İşte Ramtha'nın Eşruhlar kitabında tekamül yoluyla ne söyleyeceklerini merak ettim. Büyük ustalardan üslup olarak farklı olsa da öz farklı değildi. Analizleri güçlü. Eğer "Tek birin (Akıllı Tasarım)" bölünmüş parçalarıysak ve o "Tek birin"bir yansımasıysak ben, sen, hepimiz "o tek biriz". Fakat Ramtha'nın bence yanılgıya düştüğü en büyük nokta süper bilince doğru tekamülün uzunca bir süreç gerektirmesini bildiği halde başlangıç noktasını süper bilinç noktasından ele almasıydı. Belki de bir şok dalgası ve dikkatleri yoğunlaştırarak üzerine çekme taktiği uyguladığı bir yöntem olabilir.
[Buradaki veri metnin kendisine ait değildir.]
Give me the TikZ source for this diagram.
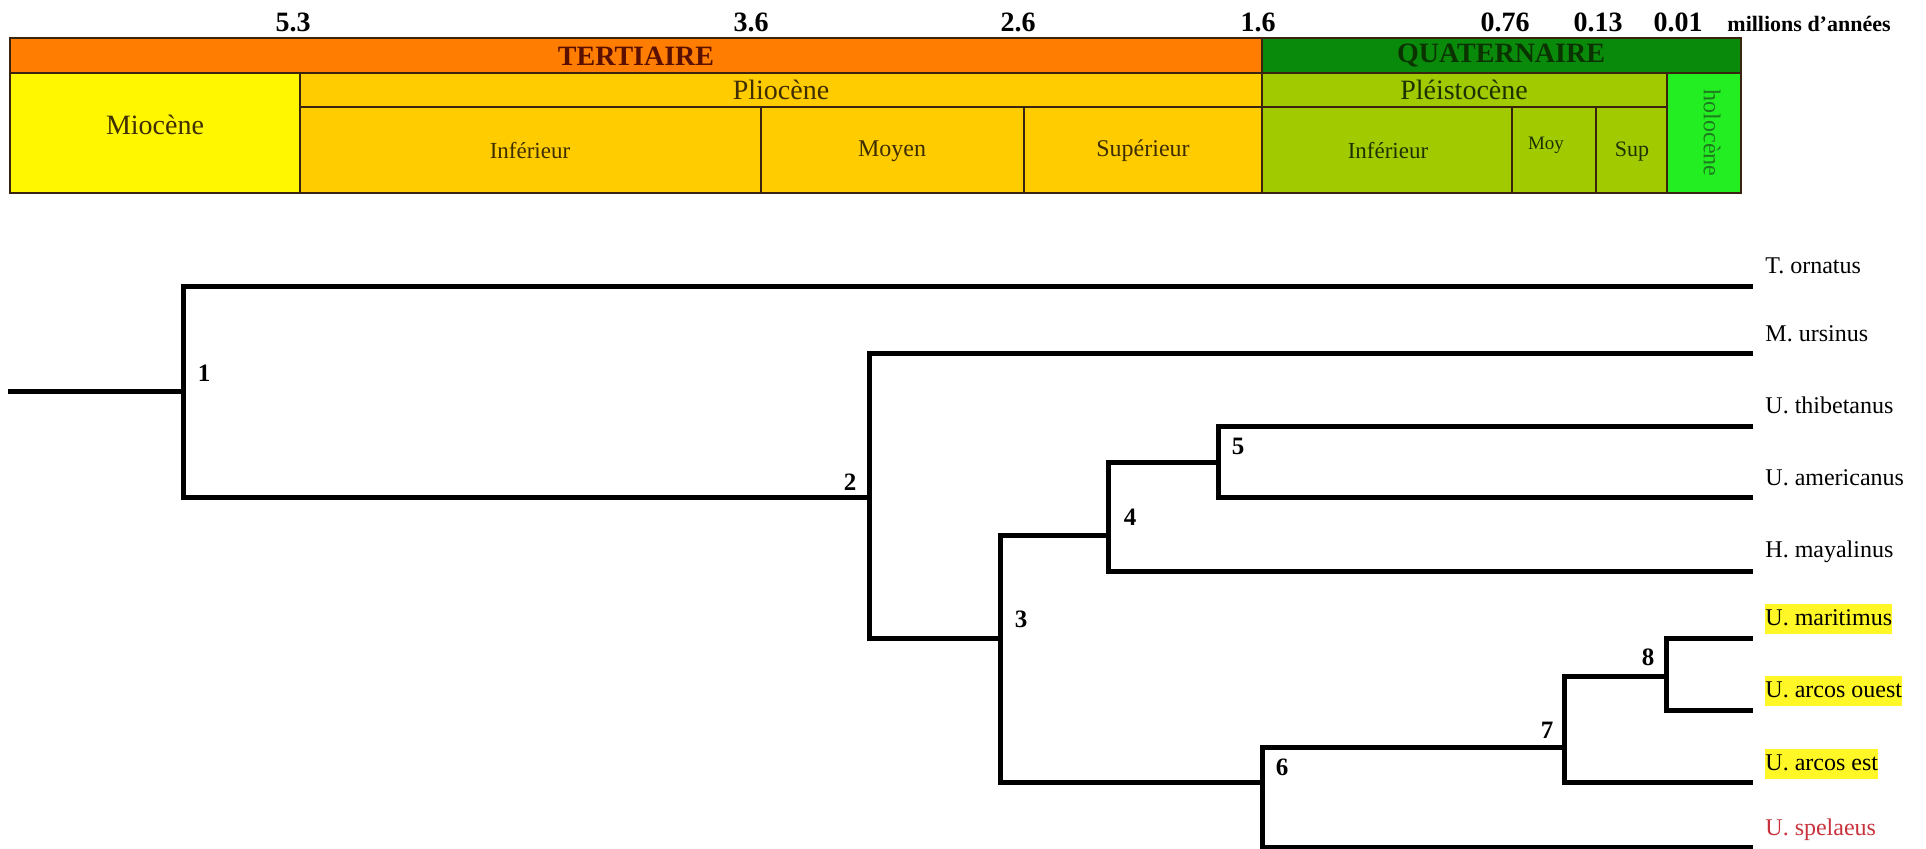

Hepsinin ifade ettiği gibi dünyadaki yolculuğumuzda edindiğimiz muhteşem güzel deneyimlerimizin temelinde hep yalnız olduğumuz olgusu ve tüm çabanın tekamülle Ben'e ulaşmak olması gerektiği idi. Toplumsal bilincin yarattığı illüzyondan sıyrılıp sağlıklı düşüncenin temelleriyle insanın kendi bireysel gücünü kendi eline almasının gereği; spiritüal süreçte kendi içinde yükselen seslerin, zihinde oluşacak vizyonların, doğanın, evrenin ritmiyle bir atacak ritimlerinin doğal sonucu olarak bugünkü kabuklarından sıyrılıp ilkel benliğe geri dönüşün asla bir daha gerçekleşemeyeceği bir başkalaşıma "Gerçek Öze, Öz Benliğe" doğru yelken açacak oluşlarıydı. Bana göre evren "sevgi" üzerine inşa edilmiştir. Ve şimdiye kadar okuduğum bütün ustaların ruhları da, yürekleri de Öze doğru akmanın tek şartının "Kendi Benliklerine" doğru yapacakları bu yolculukta içe dönüşün gereğini ve direnmemeyi muhafaza ediyordu. Karanlığın ve korkuların ardında gizlenen o yere giden tek yol buradan geçiyordu.
Bence okunmaya değer güçlü bir başka ses.